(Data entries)
====
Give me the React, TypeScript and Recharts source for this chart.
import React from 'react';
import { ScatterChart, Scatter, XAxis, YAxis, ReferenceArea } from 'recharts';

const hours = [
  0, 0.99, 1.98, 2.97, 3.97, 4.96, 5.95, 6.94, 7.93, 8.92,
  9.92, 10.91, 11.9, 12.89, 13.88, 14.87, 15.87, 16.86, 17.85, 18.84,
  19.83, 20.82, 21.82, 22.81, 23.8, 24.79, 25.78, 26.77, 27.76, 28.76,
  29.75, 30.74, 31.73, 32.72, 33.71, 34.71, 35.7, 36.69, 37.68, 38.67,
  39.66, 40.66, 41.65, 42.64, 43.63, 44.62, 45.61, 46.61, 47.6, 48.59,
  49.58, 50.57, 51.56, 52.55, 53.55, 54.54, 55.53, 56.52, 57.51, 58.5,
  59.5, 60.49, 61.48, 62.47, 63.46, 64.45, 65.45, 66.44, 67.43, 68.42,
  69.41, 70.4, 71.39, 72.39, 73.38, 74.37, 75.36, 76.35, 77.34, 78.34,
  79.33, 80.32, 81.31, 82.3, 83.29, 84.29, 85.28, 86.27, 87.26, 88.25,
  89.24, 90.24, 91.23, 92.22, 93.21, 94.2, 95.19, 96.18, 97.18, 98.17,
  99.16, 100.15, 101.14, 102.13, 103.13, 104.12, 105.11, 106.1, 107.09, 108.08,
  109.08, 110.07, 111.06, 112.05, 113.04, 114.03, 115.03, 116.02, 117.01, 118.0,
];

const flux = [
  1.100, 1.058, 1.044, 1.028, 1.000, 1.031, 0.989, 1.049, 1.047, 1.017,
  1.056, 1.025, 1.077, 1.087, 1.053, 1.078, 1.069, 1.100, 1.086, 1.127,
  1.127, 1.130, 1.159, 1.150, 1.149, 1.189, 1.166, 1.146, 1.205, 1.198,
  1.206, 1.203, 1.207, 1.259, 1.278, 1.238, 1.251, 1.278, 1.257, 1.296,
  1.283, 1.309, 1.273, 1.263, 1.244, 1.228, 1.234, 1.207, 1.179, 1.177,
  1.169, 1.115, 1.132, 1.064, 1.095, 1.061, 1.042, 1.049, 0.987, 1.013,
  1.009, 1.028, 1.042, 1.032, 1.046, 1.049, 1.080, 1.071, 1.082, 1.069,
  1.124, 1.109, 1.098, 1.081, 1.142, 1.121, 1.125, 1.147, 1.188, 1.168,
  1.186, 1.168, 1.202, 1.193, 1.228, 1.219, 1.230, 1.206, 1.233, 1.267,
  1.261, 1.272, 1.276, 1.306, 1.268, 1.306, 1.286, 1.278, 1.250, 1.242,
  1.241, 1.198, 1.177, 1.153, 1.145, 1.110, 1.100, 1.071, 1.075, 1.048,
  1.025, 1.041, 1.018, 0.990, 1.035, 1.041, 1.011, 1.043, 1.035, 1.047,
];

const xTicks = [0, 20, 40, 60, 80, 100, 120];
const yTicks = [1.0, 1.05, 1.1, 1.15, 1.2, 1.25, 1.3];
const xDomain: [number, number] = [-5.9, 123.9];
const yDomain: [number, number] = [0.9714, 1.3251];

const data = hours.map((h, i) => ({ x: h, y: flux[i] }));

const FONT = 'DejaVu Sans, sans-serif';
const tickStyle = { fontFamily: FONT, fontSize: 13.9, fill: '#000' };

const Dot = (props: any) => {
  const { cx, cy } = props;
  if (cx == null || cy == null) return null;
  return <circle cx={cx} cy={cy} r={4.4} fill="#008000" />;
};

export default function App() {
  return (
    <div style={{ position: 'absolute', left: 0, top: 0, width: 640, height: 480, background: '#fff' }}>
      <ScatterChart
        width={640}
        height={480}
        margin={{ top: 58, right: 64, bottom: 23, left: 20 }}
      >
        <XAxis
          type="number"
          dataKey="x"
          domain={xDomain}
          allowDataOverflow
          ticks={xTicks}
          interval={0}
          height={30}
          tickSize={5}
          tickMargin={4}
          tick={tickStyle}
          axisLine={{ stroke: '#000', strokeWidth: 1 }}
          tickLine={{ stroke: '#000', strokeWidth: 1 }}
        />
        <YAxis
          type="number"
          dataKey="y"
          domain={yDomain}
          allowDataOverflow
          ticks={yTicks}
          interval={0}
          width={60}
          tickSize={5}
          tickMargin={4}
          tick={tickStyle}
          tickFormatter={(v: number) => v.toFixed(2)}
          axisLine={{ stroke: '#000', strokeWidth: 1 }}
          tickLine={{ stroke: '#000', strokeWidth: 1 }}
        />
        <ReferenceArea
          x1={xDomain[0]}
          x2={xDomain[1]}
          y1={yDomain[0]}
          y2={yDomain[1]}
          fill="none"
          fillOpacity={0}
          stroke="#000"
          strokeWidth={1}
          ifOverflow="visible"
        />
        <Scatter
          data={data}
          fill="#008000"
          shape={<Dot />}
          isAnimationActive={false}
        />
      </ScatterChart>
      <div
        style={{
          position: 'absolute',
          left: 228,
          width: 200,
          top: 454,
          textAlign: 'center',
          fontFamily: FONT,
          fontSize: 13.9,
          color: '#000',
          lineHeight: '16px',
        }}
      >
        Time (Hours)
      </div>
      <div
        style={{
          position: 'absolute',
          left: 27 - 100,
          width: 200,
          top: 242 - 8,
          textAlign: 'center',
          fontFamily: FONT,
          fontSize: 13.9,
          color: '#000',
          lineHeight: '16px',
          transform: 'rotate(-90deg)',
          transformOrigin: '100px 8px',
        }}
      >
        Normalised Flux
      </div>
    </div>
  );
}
====
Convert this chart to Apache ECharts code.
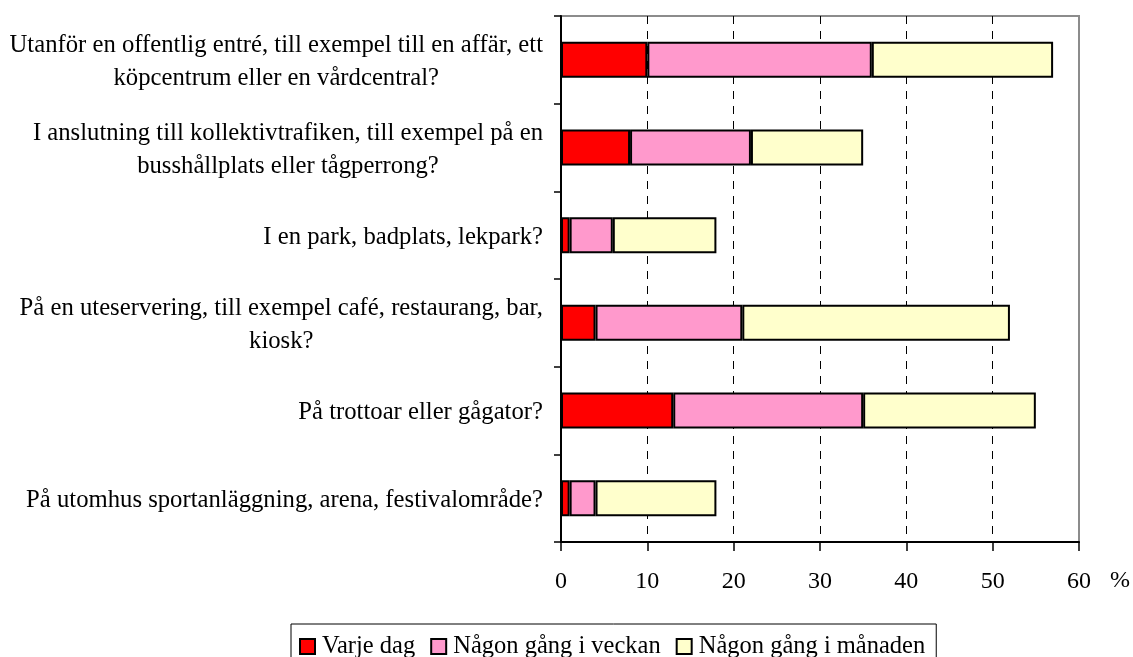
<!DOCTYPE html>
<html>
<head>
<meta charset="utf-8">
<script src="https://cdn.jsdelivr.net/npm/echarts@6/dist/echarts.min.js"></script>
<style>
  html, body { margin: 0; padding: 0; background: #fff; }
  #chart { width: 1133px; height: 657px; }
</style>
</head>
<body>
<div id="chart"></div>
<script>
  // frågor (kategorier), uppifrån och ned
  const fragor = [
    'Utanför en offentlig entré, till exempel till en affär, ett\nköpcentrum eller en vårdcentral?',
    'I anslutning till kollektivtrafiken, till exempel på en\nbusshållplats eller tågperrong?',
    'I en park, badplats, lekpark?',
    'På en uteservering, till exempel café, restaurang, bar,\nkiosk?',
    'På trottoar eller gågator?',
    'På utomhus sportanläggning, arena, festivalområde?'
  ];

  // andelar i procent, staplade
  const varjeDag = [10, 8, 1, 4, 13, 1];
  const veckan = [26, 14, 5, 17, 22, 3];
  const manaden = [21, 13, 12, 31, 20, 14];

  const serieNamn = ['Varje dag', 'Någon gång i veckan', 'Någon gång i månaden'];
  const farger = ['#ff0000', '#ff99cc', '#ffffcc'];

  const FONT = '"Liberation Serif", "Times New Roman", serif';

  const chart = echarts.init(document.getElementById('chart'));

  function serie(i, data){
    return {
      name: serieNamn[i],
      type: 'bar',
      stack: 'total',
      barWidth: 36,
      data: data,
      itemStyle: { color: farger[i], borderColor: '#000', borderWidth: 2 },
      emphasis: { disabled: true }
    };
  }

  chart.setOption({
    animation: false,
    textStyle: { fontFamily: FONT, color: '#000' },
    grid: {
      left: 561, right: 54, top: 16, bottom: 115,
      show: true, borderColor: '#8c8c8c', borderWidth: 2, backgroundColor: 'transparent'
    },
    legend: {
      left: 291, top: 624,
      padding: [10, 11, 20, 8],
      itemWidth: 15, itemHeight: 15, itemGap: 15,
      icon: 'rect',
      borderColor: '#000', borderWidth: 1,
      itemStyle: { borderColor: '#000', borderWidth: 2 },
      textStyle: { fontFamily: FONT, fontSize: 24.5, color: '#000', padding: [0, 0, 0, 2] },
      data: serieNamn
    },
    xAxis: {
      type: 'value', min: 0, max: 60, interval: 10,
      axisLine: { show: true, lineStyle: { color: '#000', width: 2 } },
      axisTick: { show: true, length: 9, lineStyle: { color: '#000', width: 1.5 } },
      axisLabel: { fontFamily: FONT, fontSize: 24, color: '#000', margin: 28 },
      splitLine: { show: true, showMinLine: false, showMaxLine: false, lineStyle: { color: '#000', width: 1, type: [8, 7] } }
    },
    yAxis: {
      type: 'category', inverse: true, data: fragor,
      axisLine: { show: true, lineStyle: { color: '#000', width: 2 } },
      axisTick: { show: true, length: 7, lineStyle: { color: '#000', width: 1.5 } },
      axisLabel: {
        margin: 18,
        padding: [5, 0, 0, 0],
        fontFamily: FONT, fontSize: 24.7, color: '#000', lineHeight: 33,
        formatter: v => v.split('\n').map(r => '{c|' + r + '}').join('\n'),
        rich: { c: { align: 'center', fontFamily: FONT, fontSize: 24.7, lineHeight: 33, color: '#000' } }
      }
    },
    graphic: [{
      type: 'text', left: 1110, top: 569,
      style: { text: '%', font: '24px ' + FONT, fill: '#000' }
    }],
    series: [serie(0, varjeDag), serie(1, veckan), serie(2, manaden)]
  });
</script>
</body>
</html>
====
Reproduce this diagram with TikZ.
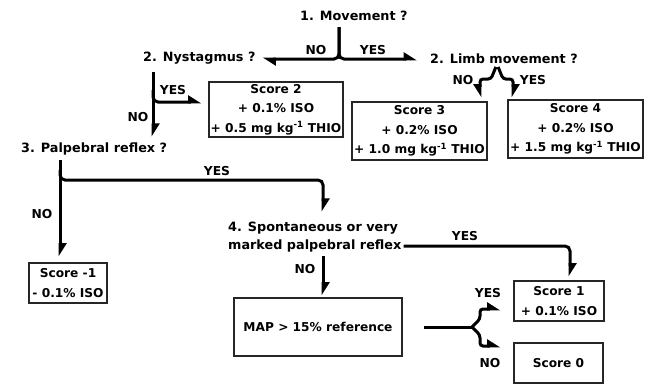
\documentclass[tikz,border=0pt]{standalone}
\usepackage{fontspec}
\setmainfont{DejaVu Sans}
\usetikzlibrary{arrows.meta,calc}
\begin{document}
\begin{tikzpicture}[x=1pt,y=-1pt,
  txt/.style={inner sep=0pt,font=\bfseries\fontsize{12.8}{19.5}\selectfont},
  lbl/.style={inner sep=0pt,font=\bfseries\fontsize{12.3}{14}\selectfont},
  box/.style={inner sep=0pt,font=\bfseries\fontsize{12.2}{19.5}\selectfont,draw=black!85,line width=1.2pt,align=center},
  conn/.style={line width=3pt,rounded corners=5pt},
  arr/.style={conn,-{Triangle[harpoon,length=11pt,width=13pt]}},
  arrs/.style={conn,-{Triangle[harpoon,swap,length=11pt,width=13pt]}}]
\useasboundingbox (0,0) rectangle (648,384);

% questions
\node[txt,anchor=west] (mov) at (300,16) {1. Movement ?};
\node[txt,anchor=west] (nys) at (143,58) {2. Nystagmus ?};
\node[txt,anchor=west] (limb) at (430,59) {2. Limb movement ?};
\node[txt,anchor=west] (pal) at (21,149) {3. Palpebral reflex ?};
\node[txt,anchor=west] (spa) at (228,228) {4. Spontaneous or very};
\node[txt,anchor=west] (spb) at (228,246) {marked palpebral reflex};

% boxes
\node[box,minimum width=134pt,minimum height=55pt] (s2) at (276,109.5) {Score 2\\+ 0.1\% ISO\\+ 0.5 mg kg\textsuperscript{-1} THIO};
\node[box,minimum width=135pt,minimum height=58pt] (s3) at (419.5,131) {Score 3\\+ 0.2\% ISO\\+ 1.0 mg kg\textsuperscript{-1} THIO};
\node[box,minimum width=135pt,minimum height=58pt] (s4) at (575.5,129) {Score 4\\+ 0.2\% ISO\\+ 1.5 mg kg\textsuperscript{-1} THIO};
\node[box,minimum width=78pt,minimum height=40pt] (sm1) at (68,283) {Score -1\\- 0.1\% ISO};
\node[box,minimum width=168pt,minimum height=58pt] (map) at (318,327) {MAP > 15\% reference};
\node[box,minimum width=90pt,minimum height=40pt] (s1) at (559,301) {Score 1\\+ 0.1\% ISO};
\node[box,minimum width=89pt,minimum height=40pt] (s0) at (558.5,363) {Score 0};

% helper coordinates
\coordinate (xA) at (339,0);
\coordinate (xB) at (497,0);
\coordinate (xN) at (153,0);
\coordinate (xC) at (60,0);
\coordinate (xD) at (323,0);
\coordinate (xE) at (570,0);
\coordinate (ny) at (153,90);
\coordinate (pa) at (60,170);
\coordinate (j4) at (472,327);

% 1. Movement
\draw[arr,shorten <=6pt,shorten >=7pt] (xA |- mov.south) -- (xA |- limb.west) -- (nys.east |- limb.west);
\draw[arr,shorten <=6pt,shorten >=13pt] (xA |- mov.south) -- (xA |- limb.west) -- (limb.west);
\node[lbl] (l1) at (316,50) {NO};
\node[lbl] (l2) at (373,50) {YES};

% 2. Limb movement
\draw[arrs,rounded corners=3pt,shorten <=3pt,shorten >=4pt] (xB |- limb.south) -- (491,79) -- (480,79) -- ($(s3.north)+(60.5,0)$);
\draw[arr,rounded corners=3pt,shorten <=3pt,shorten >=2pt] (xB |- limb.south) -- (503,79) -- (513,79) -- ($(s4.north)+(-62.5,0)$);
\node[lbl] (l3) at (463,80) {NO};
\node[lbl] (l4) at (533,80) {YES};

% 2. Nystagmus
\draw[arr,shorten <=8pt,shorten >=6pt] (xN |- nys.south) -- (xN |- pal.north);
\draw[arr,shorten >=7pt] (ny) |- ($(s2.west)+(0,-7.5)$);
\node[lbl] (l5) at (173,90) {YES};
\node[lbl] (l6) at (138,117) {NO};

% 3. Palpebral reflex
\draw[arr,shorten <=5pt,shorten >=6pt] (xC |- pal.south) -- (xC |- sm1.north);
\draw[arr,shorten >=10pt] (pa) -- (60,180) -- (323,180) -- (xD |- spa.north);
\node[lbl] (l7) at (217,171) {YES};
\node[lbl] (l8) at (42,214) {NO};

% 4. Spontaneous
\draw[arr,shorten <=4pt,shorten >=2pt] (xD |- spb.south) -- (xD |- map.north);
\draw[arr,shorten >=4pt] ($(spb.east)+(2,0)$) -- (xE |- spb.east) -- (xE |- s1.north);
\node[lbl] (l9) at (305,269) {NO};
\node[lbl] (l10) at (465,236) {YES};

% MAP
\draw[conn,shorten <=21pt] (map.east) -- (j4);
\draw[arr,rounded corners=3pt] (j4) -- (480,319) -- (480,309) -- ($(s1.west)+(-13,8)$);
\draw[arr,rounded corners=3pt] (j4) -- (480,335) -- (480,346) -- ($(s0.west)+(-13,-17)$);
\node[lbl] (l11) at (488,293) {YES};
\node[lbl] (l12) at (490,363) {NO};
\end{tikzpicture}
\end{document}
====
_Goal of the exercise_:
Pictures do not belong in the copy. Reproduce exactly the lines from the one with "Reproduce this diagram with TikZ." to the one with "(j4) at (472,327);", both lines included.

_Result of the task_:
Reproduce this diagram with TikZ.
\documentclass[tikz,border=0pt]{standalone}
\usepackage{fontspec}
\setmainfont{DejaVu Sans}
\usetikzlibrary{arrows.meta,calc}
\begin{document}
\begin{tikzpicture}[x=1pt,y=-1pt,
  txt/.style={inner sep=0pt,font=\bfseries\fontsize{12.8}{19.5}\selectfont},
  lbl/.style={inner sep=0pt,font=\bfseries\fontsize{12.3}{14}\selectfont},
  box/.style={inner sep=0pt,font=\bfseries\fontsize{12.2}{19.5}\selectfont,draw=black!85,line width=1.2pt,align=center},
  conn/.style={line width=3pt,rounded corners=5pt},
  arr/.style={conn,-{Triangle[harpoon,length=11pt,width=13pt]}},
  arrs/.style={conn,-{Triangle[harpoon,swap,length=11pt,width=13pt]}}]
\useasboundingbox (0,0) rectangle (648,384);

% questions
\node[txt,anchor=west] (mov) at (300,16) {1. Movement ?};
\node[txt,anchor=west] (nys) at (143,58) {2. Nystagmus ?};
\node[txt,anchor=west] (limb) at (430,59) {2. Limb movement ?};
\node[txt,anchor=west] (pal) at (21,149) {3. Palpebral reflex ?};
\node[txt,anchor=west] (spa) at (228,228) {4. Spontaneous or very};
\node[txt,anchor=west] (spb) at (228,246) {marked palpebral reflex};

% boxes
\node[box,minimum width=134pt,minimum height=55pt] (s2) at (276,109.5) {Score 2\\+ 0.1\% ISO\\+ 0.5 mg kg\textsuperscript{-1} THIO};
\node[box,minimum width=135pt,minimum height=58pt] (s3) at (419.5,131) {Score 3\\+ 0.2\% ISO\\+ 1.0 mg kg\textsuperscript{-1} THIO};
\node[box,minimum width=135pt,minimum height=58pt] (s4) at (575.5,129) {Score 4\\+ 0.2\% ISO\\+ 1.5 mg kg\textsuperscript{-1} THIO};
\node[box,minimum width=78pt,minimum height=40pt] (sm1) at (68,283) {Score -1\\- 0.1\% ISO};
\node[box,minimum width=168pt,minimum height=58pt] (map) at (318,327) {MAP > 15\% reference};
\node[box,minimum width=90pt,minimum height=40pt] (s1) at (559,301) {Score 1\\+ 0.1\% ISO};
\node[box,minimum width=89pt,minimum height=40pt] (s0) at (558.5,363) {Score 0};

% helper coordinates
\coordinate (xA) at (339,0);
\coordinate (xB) at (497,0);
\coordinate (xN) at (153,0);
\coordinate (xC) at (60,0);
\coordinate (xD) at (323,0);
\coordinate (xE) at (570,0);
\coordinate (ny) at (153,90);
\coordinate (pa) at (60,170);
\coordinate (j4) at (472,327);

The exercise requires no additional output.